-- Start of PROVIDED DATA --

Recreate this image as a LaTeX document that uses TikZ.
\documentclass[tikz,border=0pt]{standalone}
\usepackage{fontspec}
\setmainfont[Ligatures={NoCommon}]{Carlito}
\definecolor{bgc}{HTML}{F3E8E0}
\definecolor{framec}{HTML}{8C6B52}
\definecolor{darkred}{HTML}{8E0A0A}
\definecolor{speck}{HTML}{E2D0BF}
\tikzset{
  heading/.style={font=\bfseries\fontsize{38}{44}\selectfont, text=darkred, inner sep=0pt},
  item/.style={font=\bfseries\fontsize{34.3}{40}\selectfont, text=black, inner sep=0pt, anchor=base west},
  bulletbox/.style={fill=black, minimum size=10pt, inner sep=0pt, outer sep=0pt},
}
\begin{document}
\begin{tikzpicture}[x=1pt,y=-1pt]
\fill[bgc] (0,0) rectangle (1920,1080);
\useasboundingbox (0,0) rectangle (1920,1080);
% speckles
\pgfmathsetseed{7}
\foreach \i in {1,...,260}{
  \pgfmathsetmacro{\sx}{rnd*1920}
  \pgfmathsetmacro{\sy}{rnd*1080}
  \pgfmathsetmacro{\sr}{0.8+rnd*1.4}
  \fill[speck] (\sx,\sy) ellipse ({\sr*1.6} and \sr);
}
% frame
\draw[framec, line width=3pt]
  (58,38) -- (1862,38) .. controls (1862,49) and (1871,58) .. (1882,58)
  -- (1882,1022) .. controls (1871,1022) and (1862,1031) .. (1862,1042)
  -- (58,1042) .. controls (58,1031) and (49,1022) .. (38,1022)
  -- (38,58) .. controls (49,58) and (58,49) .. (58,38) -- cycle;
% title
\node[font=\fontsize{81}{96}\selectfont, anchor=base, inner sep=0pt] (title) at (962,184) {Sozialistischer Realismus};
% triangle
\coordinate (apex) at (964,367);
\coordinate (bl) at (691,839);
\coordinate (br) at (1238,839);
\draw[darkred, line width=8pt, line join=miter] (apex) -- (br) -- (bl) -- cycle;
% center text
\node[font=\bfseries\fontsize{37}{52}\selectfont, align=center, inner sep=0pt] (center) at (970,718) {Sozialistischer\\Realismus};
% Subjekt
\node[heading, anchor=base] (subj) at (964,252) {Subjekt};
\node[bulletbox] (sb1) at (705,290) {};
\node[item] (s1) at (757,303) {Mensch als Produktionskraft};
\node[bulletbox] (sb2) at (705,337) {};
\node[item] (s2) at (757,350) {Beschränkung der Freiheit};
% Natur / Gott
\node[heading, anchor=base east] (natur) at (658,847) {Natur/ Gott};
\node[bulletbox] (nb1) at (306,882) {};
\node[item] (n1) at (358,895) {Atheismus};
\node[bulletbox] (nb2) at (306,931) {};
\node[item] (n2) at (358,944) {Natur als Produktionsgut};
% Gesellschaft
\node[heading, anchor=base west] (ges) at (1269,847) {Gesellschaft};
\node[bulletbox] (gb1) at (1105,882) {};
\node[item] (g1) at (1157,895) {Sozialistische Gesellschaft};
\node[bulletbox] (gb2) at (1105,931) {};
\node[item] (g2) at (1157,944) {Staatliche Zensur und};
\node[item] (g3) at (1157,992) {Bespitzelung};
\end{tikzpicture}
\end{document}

-- End of PROVIDED DATA --

◆ WHAT YOU WILL DO ◆
Copy out every line of the data above, exactly as given.

◆ TASK ANSWER ◆
Recreate this image as a LaTeX document that uses TikZ.
\documentclass[tikz,border=0pt]{standalone}
\usepackage{fontspec}
\setmainfont[Ligatures={NoCommon}]{Carlito}
\definecolor{bgc}{HTML}{F3E8E0}
\definecolor{framec}{HTML}{8C6B52}
\definecolor{darkred}{HTML}{8E0A0A}
\definecolor{speck}{HTML}{E2D0BF}
\tikzset{
  heading/.style={font=\bfseries\fontsize{38}{44}\selectfont, text=darkred, inner sep=0pt},
  item/.style={font=\bfseries\fontsize{34.3}{40}\selectfont, text=black, inner sep=0pt, anchor=base west},
  bulletbox/.style={fill=black, minimum size=10pt, inner sep=0pt, outer sep=0pt},
}
\begin{document}
\begin{tikzpicture}[x=1pt,y=-1pt]
\fill[bgc] (0,0) rectangle (1920,1080);
\useasboundingbox (0,0) rectangle (1920,1080);
% speckles
\pgfmathsetseed{7}
\foreach \i in {1,...,260}{
  \pgfmathsetmacro{\sx}{rnd*1920}
  \pgfmathsetmacro{\sy}{rnd*1080}
  \pgfmathsetmacro{\sr}{0.8+rnd*1.4}
  \fill[speck] (\sx,\sy) ellipse ({\sr*1.6} and \sr);
}
% frame
\draw[framec, line width=3pt]
  (58,38) -- (1862,38) .. controls (1862,49) and (1871,58) .. (1882,58)
  -- (1882,1022) .. controls (1871,1022) and (1862,1031) .. (1862,1042)
  -- (58,1042) .. controls (58,1031) and (49,1022) .. (38,1022)
  -- (38,58) .. controls (49,58) and (58,49) .. (58,38) -- cycle;
% title
\node[font=\fontsize{81}{96}\selectfont, anchor=base, inner sep=0pt] (title) at (962,184) {Sozialistischer Realismus};
% triangle
\coordinate (apex) at (964,367);
\coordinate (bl) at (691,839);
\coordinate (br) at (1238,839);
\draw[darkred, line width=8pt, line join=miter] (apex) -- (br) -- (bl) -- cycle;
% center text
\node[font=\bfseries\fontsize{37}{52}\selectfont, align=center, inner sep=0pt] (center) at (970,718) {Sozialistischer\\Realismus};
% Subjekt
\node[heading, anchor=base] (subj) at (964,252) {Subjekt};
\node[bulletbox] (sb1) at (705,290) {};
\node[item] (s1) at (757,303) {Mensch als Produktionskraft};
\node[bulletbox] (sb2) at (705,337) {};
\node[item] (s2) at (757,350) {Beschränkung der Freiheit};
% Natur / Gott
\node[heading, anchor=base east] (natur) at (658,847) {Natur/ Gott};
\node[bulletbox] (nb1) at (306,882) {};
\node[item] (n1) at (358,895) {Atheismus};
\node[bulletbox] (nb2) at (306,931) {};
\node[item] (n2) at (358,944) {Natur als Produktionsgut};
% Gesellschaft
\node[heading, anchor=base west] (ges) at (1269,847) {Gesellschaft};
\node[bulletbox] (gb1) at (1105,882) {};
\node[item] (g1) at (1157,895) {Sozialistische Gesellschaft};
\node[bulletbox] (gb2) at (1105,931) {};
\node[item] (g2) at (1157,944) {Staatliche Zensur und};
\node[item] (g3) at (1157,992) {Bespitzelung};
\end{tikzpicture}
\end{document}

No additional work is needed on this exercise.